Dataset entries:
************

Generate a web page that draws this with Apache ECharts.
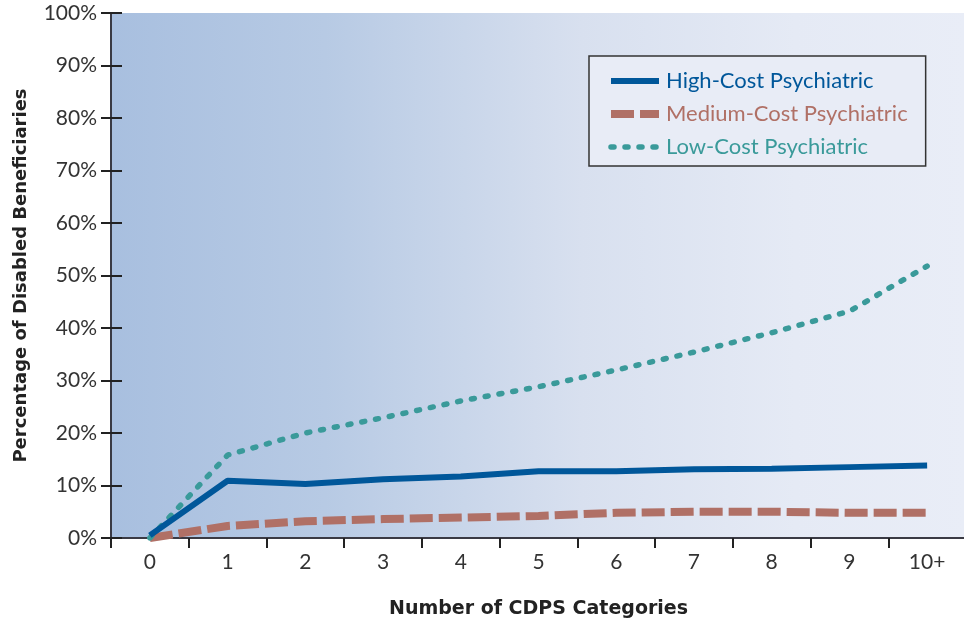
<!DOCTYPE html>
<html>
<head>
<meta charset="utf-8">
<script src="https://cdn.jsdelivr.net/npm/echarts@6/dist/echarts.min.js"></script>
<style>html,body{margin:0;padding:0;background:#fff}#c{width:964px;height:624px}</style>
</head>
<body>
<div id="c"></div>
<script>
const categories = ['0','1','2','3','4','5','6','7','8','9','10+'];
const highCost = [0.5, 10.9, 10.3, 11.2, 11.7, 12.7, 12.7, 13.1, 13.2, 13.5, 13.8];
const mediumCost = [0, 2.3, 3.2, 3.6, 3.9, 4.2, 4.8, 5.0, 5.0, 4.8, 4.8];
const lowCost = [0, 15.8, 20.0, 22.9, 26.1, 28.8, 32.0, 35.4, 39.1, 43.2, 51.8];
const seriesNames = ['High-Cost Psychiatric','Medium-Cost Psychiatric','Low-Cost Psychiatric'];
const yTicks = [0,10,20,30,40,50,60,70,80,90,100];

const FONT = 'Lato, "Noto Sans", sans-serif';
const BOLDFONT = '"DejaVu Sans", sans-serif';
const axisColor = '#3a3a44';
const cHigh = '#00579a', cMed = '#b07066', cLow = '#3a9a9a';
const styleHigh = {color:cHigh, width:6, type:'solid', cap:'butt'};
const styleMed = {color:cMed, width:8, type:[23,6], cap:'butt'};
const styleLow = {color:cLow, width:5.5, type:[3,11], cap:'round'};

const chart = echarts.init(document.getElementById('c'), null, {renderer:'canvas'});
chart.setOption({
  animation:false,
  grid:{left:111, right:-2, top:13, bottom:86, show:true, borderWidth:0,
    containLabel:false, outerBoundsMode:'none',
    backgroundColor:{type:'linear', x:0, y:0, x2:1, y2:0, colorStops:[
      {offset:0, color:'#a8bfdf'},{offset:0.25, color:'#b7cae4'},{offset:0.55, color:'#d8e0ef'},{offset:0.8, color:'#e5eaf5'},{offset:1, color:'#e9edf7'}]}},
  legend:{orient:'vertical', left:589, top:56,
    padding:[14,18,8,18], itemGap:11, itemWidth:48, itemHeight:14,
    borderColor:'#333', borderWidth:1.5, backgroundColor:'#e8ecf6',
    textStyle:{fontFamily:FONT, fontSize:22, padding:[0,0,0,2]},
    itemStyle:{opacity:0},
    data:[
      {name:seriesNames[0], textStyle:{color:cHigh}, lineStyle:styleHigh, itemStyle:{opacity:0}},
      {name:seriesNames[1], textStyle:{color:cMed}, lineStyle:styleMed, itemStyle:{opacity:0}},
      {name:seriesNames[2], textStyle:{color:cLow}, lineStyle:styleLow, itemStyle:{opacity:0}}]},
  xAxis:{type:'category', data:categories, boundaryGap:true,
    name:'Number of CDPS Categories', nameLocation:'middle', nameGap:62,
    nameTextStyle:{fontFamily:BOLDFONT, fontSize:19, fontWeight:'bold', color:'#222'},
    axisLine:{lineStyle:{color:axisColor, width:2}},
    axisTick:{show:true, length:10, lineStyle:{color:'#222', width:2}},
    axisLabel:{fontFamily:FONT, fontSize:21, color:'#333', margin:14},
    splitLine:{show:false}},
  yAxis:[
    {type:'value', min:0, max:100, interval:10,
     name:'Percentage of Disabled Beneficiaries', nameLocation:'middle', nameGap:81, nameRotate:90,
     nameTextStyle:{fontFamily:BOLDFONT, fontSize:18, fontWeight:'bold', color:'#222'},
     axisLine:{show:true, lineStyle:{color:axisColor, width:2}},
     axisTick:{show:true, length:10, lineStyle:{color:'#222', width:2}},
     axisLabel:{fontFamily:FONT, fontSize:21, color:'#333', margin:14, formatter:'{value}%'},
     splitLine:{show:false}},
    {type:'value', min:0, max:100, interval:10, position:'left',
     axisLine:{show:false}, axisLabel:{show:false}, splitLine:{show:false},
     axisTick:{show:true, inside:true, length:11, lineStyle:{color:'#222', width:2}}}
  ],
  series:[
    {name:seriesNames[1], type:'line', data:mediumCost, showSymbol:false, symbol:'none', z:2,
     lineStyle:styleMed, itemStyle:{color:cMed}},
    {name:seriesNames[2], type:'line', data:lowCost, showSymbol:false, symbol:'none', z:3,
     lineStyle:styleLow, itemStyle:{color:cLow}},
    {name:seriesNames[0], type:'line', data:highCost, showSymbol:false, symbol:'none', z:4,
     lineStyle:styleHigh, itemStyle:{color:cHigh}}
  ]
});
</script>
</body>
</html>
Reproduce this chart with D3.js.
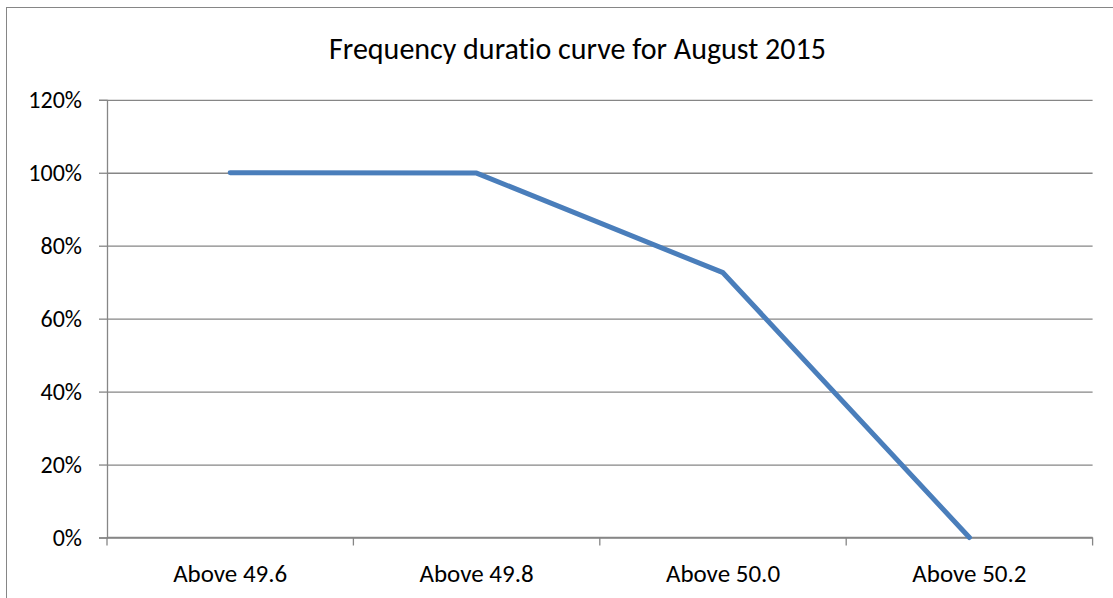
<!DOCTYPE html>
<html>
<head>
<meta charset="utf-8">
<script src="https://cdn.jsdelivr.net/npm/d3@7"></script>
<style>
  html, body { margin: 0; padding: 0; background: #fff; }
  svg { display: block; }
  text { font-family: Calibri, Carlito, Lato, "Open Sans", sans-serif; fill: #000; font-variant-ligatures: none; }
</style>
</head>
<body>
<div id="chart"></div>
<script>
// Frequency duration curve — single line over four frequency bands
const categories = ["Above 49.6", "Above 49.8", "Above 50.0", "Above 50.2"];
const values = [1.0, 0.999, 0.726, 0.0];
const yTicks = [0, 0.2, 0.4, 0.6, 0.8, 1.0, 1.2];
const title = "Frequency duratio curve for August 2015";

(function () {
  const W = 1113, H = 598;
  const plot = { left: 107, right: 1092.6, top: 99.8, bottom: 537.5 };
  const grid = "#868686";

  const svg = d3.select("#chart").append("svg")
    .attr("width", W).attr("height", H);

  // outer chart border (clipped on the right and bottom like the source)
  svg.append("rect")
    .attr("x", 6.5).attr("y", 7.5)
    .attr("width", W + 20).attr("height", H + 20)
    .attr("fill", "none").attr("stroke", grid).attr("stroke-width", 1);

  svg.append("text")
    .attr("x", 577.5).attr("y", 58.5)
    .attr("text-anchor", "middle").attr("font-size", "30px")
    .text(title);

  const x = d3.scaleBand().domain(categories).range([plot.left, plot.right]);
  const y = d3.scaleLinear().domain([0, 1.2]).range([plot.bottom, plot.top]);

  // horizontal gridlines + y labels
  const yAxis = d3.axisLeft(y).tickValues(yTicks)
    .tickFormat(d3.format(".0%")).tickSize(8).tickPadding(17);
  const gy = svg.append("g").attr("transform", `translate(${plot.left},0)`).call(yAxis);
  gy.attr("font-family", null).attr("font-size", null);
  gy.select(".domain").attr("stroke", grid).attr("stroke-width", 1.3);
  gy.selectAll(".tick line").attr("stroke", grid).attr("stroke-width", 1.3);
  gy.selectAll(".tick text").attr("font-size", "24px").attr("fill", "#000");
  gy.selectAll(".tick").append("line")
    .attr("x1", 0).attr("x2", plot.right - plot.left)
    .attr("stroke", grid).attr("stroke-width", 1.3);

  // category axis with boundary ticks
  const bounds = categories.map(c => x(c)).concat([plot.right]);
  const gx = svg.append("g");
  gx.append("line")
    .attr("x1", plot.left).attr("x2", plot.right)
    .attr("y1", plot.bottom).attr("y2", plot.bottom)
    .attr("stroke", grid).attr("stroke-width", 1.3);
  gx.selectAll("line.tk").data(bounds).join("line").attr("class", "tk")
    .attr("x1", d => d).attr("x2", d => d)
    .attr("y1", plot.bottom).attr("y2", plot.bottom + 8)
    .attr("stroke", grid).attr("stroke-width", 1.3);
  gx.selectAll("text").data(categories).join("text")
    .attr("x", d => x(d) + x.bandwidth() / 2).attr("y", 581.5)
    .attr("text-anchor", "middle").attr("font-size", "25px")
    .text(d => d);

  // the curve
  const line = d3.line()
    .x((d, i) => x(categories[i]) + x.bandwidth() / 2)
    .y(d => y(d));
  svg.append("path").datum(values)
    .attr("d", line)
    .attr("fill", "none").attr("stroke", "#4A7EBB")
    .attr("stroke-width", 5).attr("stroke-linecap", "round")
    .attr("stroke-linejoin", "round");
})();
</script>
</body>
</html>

************

(INSTRUCTIONS FOR THE TASK): Print the entries as they stand, first line through the line holding "const yTicks = [0,10,20,30,40,50,60,70,80,90,100];", with every picture removed.

(RESPONSE):
Generate a web page that draws this with Apache ECharts.
<!DOCTYPE html>
<html>
<head>
<meta charset="utf-8">
<script src="https://cdn.jsdelivr.net/npm/echarts@6/dist/echarts.min.js"></script>
<style>html,body{margin:0;padding:0;background:#fff}#c{width:964px;height:624px}</style>
</head>
<body>
<div id="c"></div>
<script>
const categories = ['0','1','2','3','4','5','6','7','8','9','10+'];
const highCost = [0.5, 10.9, 10.3, 11.2, 11.7, 12.7, 12.7, 13.1, 13.2, 13.5, 13.8];
const mediumCost = [0, 2.3, 3.2, 3.6, 3.9, 4.2, 4.8, 5.0, 5.0, 4.8, 4.8];
const lowCost = [0, 15.8, 20.0, 22.9, 26.1, 28.8, 32.0, 35.4, 39.1, 43.2, 51.8];
const seriesNames = ['High-Cost Psychiatric','Medium-Cost Psychiatric','Low-Cost Psychiatric'];
const yTicks = [0,10,20,30,40,50,60,70,80,90,100];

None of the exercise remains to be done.